Data block:
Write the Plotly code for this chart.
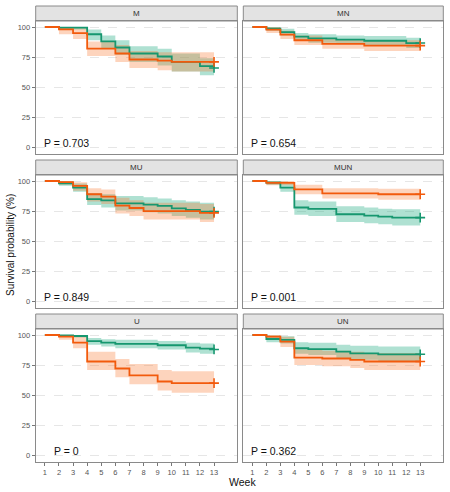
import plotly.graph_objects as go

# ---------------- data ----------------
PANELS = ["M", "MN", "MU", "MUN", "U", "UN"]
P_VALUES = ["0.703", "0.654", "0.849", "0.001", "0", "0.362"]
WEEK_TICKS = list(range(1, 14))
SURV_TICKS = [0, 25, 50, 75, 100]

# M
M_green_time = [1, 2, 4, 5, 6, 7, 9, 10, 12, 13]
M_green_surv = [100, 99.5, 94, 88, 83, 78, 75.5, 71, 67.5, 66]
M_green_low = [100, 98, 89, 82, 77, 71, 68, 63, 60, 59]
M_green_up = [100, 100, 98, 93, 89, 84, 82, 78, 74, 73]
M_orange_time = [1, 2, 3, 4, 6, 7, 9, 10, 13]
M_orange_surv = [100, 98, 95, 82, 78, 73, 72, 71, 71]
M_orange_low = [100, 94, 90, 76, 71, 66, 64, 63, 63]
M_orange_up = [100, 100, 99, 88, 85, 80, 79, 79, 79]

# MN
MN_green_time = [1, 2, 3, 4, 5, 7, 9, 12, 13]
MN_green_surv = [100, 98.6, 95.8, 92, 90.6, 89.5, 88.6, 86.7, 86.7]
MN_green_low = [100, 97, 93, 88.5, 87, 86, 85, 82.5, 82.5]
MN_green_up = [100, 100, 98.5, 95, 94, 93, 92.5, 91, 91]
MN_orange_time = [1, 2, 3, 4, 6, 9, 13]
MN_orange_surv = [100, 97.8, 93.6, 89, 86, 84.5, 84.5]
MN_orange_low = [100, 95, 90, 85, 82, 80, 80]
MN_orange_up = [100, 100, 97, 93, 90, 89, 89]

# MU
MU_green_time = [1, 2, 3, 4, 5, 6, 8, 9, 10, 11, 12, 13]
MU_green_surv = [100, 98, 94.5, 85, 84, 81.5, 80.4, 79.3, 77.3, 76, 74.6, 74.6]
MU_green_low = [100, 96, 91, 80, 78, 75.5, 74, 73, 71, 69.5, 68, 68]
MU_green_up = [100, 100, 98, 90, 89, 87.5, 86.5, 85.5, 84, 83, 82, 82]
MU_orange_time = [1, 2, 3, 4, 5, 6, 7, 8, 12, 13]
MU_orange_surv = [100, 99, 96, 89, 87, 79.6, 77.6, 75, 73.5, 73.5]
MU_orange_low = [100, 97, 92, 83, 81, 73, 71, 68, 66, 66]
MU_orange_up = [100, 100, 99, 94, 93, 86, 84, 82, 81, 81]

# MUN
MUN_green_time = [1, 2, 3, 4, 5, 7, 9, 10, 11, 13]
MUN_green_surv = [100, 98.6, 94.5, 78, 76.8, 72.4, 71.3, 70.4, 69.6, 69.6]
MUN_green_low = [100, 97, 91, 72, 71, 66, 65, 64, 63, 63]
MUN_green_up = [100, 100, 98, 84, 83, 79, 78, 77, 76.5, 76.5]
MUN_orange_time = [1, 2, 4, 6, 10, 13]
MUN_orange_surv = [100, 98.5, 93, 89.8, 89, 89]
MUN_orange_low = [100, 96.5, 89, 85.5, 84.5, 84.5]
MUN_orange_up = [100, 100, 97, 94, 93.5, 93.5]

# U
U_green_time = [1, 2, 3, 4, 5, 6, 9, 11, 12, 13]
U_green_surv = [100, 99.7, 99.2, 95, 93.7, 92.6, 91.5, 89.5, 88.7, 88]
U_green_low = [100, 99, 98, 92, 90.5, 89, 88, 85.5, 84.5, 84]
U_green_up = [100, 100, 100, 97.5, 96.5, 96, 95, 93.5, 93, 92.5]
U_orange_time = [1, 2, 3, 4, 6, 7, 9, 10, 13]
U_orange_surv = [100, 98.6, 93.7, 78, 72.2, 66.4, 61.4, 60, 60]
U_orange_low = [100, 96, 89, 71, 65, 59, 54, 52, 52]
U_orange_up = [100, 100, 98.5, 86, 80, 76, 71, 70, 70]

# UN
UN_green_time = [1, 2, 3, 4, 5, 7, 8, 10, 13]
UN_green_surv = [100, 96.7, 96, 89, 88.2, 86.2, 84.8, 84, 84]
UN_green_low = [100, 94, 93, 84.5, 83.5, 81, 79.5, 78.5, 78.5]
UN_green_up = [100, 99.5, 99, 94, 93.5, 92, 91, 90.5, 90.5]
UN_orange_time = [1, 2, 3, 4, 6, 8, 9, 13]
UN_orange_surv = [100, 98.6, 94.5, 81.3, 80.5, 79.3, 78, 78]
UN_orange_low = [100, 96, 90, 75, 74, 72.5, 71, 71]
UN_orange_up = [100, 100, 98.5, 88, 87, 86, 85, 85]

GREEN = {
    "M": (M_green_time, M_green_surv, M_green_low, M_green_up),
    "MN": (MN_green_time, MN_green_surv, MN_green_low, MN_green_up),
    "MU": (MU_green_time, MU_green_surv, MU_green_low, MU_green_up),
    "MUN": (MUN_green_time, MUN_green_surv, MUN_green_low, MUN_green_up),
    "U": (U_green_time, U_green_surv, U_green_low, U_green_up),
    "UN": (UN_green_time, UN_green_surv, UN_green_low, UN_green_up),
}
ORANGE = {
    "M": (M_orange_time, M_orange_surv, M_orange_low, M_orange_up),
    "MN": (MN_orange_time, MN_orange_surv, MN_orange_low, MN_orange_up),
    "MU": (MU_orange_time, MU_orange_surv, MU_orange_low, MU_orange_up),
    "MUN": (MUN_orange_time, MUN_orange_surv, MUN_orange_low, MUN_orange_up),
    "U": (U_orange_time, U_orange_surv, U_orange_low, U_orange_up),
    "UN": (UN_orange_time, UN_orange_surv, UN_orange_low, UN_orange_up),
}

# ---------------- style ----------------
W, H = 450, 492
GREEN_LINE = "#16976F"
GREEN_FILL = "rgba(27,168,126,0.35)"
ORANGE_LINE = "#F25A0C"
ORANGE_FILL = "rgba(250,120,50,0.32)"
BORDER = "#8A8A8A"
FONT = "Liberation Sans, Arial, sans-serif"

COL_X = [(35.7, 237.3), (243.3, 443.3)]
ROW_TOP = [6, 160, 314]
STRIP_H = 15
PLOT_H = 133

fig = go.Figure()
layout = {}
shapes = []
annotations = []

for i, name in enumerate(PANELS):
    r, c = divmod(i, 2)
    k = i + 1
    xs = "x" if k == 1 else f"x{k}"
    ys = "y" if k == 1 else f"y{k}"
    x0p, x1p = COL_X[c]
    strip_top = ROW_TOP[r]
    plot_top = strip_top + STRIP_H
    plot_bot = plot_top + PLOT_H
    xdom = [x0p / W, x1p / W]
    ydom = [1 - plot_bot / H, 1 - plot_top / H]

    for grp, lc, fc in ((GREEN, GREEN_LINE, GREEN_FILL), (ORANGE, ORANGE_LINE, ORANGE_FILL)):
        t, s, lo, up = grp[name]
        fig.add_trace(go.Scatter(x=t, y=up, mode="lines", line=dict(width=0, shape="hv"),
                                 xaxis=xs, yaxis=ys, showlegend=False, hoverinfo="skip"))
        fig.add_trace(go.Scatter(x=t, y=lo, mode="lines", line=dict(width=0, shape="hv"),
                                 fill="tonexty", fillcolor=fc,
                                 xaxis=xs, yaxis=ys, showlegend=False, hoverinfo="skip"))
    for grp, lc in ((GREEN, GREEN_LINE), (ORANGE, ORANGE_LINE)):
        t, s, lo, up = grp[name]
        fig.add_trace(go.Scatter(x=t, y=s, mode="lines", line=dict(width=1.8, color=lc, shape="hv"),
                                 xaxis=xs, yaxis=ys, showlegend=False))
        fig.add_trace(go.Scatter(x=[t[-1]], y=[s[-1]], mode="markers",
                                 marker=dict(symbol="cross-thin", size=7, line=dict(width=1.6, color=lc)),
                                 xaxis=xs, yaxis=ys, showlegend=False))

    xa = dict(domain=xdom, range=[0.35, 14.65], anchor=ys, showgrid=False, zeroline=False,
              showline=True, mirror=True, linecolor=BORDER, linewidth=1,
              tickvals=WEEK_TICKS, ticktext=[str(v) for v in WEEK_TICKS],
              showticklabels=(r == 2), ticks="outside" if r == 2 else "",
              ticklen=3, tickcolor="#777", tickfont=dict(size=7.5, color="#555", family=FONT))
    ya = dict(domain=ydom, range=[-5.5, 105], anchor=xs, showgrid=True, gridcolor="#E6E6E6",
              griddash="dash", gridwidth=0.8, zeroline=False,
              showline=True, mirror=True, linecolor=BORDER, linewidth=1,
              tickvals=SURV_TICKS, ticktext=[str(v) for v in SURV_TICKS],
              showticklabels=(c == 0), ticks="outside" if c == 0 else "",
              ticklen=3, tickcolor="#777", tickfont=dict(size=7.5, color="#555", family=FONT))
    layout["xaxis" if k == 1 else f"xaxis{k}"] = xa
    layout["yaxis" if k == 1 else f"yaxis{k}"] = ya

    # strip
    shapes.append(dict(type="rect", xref="paper", yref="paper",
                       x0=xdom[0], x1=xdom[1], y0=1 - plot_top / H, y1=1 - strip_top / H,
                       fillcolor="#E3E3E3", line=dict(color=BORDER, width=1), layer="below"))
    annotations.append(dict(x=(xdom[0] + xdom[1]) / 2, y=1 - (strip_top + STRIP_H / 2) / H,
                            xref="paper", yref="paper", text=name, showarrow=False,
                            xanchor="center", yanchor="middle",
                            font=dict(size=8, color="#333", family=FONT)))
    # p value
    annotations.append(dict(x=2.5, y=3.5, xref=xs, yref=ys, text=f"P = {P_VALUES[i]}",
                            showarrow=False, xanchor="center", yanchor="middle",
                            font=dict(size=10.5, color="#111", family=FONT)))

annotations.append(dict(x=242 / W, y=1 - 482 / H, xref="paper", yref="paper", text="Week",
                        showarrow=False, xanchor="center", yanchor="middle",
                        font=dict(size=10.5, color="#111", family=FONT)))
annotations.append(dict(x=10 / W, y=1 - 245 / H, xref="paper", yref="paper",
                        text="Survival probability (%)", textangle=-90, showarrow=False,
                        xanchor="center", yanchor="middle",
                        font=dict(size=10, color="#111", family=FONT)))

fig.update_layout(width=W, height=H, margin=dict(l=0, r=0, t=0, b=0),
                  paper_bgcolor="white", plot_bgcolor="white",
                  shapes=shapes, annotations=annotations, **layout)

fig.write_html("out.html")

Problem requirements: Write out an exact copy of the listing, first line through the line containing "import plotly.graph_objects as go", with the pictures left out.

Solution below:
Write the Plotly code for this chart.
import plotly.graph_objects as go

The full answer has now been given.